DATA ROWS:

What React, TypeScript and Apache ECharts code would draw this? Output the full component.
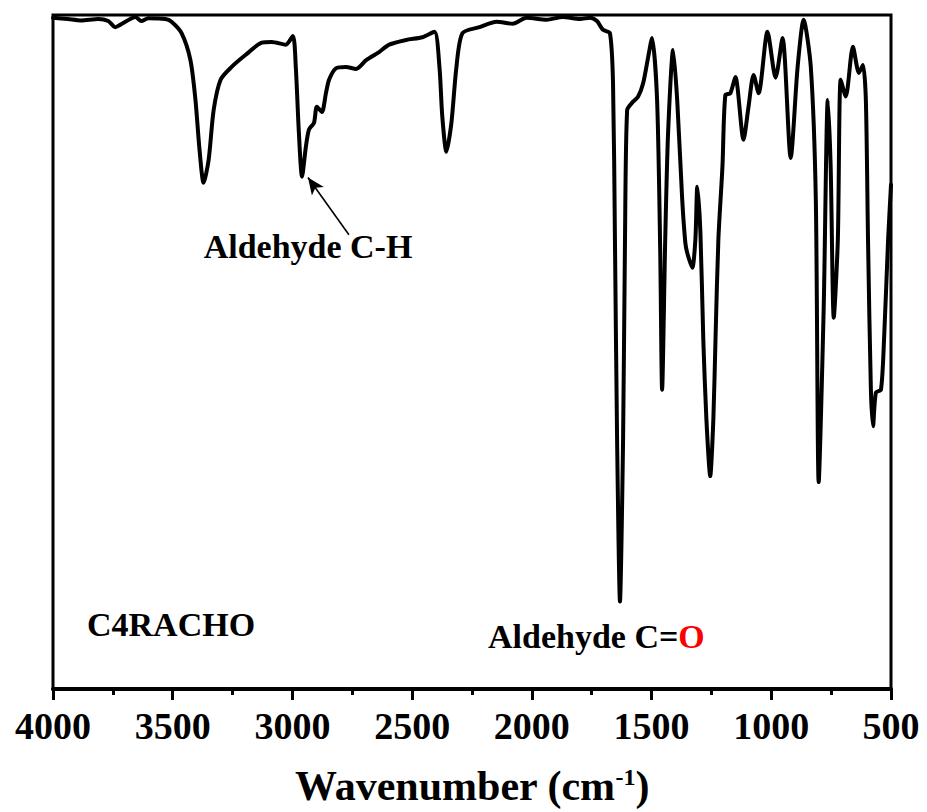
==
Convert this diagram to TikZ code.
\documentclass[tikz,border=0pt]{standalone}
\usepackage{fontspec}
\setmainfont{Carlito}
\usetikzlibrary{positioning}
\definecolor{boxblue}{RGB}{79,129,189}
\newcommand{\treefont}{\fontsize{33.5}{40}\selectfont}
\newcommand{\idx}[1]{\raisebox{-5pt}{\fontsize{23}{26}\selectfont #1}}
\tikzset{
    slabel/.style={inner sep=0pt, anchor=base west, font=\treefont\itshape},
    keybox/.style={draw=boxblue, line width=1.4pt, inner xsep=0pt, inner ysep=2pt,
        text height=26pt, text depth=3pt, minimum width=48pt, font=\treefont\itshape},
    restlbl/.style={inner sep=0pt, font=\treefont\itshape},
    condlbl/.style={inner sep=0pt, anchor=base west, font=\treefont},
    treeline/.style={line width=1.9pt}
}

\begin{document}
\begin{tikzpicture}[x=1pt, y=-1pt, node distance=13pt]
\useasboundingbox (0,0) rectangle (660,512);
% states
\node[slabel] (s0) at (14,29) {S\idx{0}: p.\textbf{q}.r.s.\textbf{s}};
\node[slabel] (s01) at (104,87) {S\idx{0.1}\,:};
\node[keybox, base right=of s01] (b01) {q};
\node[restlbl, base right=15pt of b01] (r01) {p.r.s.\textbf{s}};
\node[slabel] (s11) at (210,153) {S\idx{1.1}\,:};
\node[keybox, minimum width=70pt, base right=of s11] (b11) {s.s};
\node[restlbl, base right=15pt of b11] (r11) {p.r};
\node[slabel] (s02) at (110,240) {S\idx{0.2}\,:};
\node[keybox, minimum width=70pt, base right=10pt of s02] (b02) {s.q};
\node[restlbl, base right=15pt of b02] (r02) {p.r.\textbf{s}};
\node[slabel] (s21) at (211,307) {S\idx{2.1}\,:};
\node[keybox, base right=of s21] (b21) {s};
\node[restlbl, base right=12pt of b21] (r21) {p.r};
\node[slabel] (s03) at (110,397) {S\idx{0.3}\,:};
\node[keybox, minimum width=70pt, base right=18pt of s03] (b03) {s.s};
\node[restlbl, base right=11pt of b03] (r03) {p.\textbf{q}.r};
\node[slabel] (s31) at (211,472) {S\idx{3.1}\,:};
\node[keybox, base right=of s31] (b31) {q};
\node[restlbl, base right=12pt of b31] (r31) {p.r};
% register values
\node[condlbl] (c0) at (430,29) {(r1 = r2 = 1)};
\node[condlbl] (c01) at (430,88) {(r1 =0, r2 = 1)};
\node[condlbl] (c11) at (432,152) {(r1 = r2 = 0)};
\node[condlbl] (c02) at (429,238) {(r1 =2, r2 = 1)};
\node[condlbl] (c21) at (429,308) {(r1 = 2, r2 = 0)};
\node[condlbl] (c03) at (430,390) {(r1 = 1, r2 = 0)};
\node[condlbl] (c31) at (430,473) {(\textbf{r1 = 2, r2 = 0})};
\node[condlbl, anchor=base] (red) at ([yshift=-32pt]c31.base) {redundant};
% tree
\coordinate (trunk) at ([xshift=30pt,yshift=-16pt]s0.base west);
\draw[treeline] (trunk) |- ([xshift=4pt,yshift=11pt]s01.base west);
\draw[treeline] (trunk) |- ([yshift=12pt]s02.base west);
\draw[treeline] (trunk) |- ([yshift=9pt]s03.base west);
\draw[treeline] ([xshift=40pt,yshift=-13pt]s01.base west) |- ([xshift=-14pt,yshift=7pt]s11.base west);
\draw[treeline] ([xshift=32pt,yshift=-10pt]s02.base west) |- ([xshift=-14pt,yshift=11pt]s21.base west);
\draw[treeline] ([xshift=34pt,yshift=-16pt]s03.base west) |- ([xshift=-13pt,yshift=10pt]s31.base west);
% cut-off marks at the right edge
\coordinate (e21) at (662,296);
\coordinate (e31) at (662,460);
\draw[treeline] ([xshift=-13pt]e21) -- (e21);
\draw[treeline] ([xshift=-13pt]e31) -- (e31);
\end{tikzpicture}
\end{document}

BRIEF: Take each line of the material that contains the word "code" and list it.

WRITTEN RESPONSE:
What React, TypeScript and Apache ECharts code would draw this? Output the full component.
Convert this diagram to TikZ code.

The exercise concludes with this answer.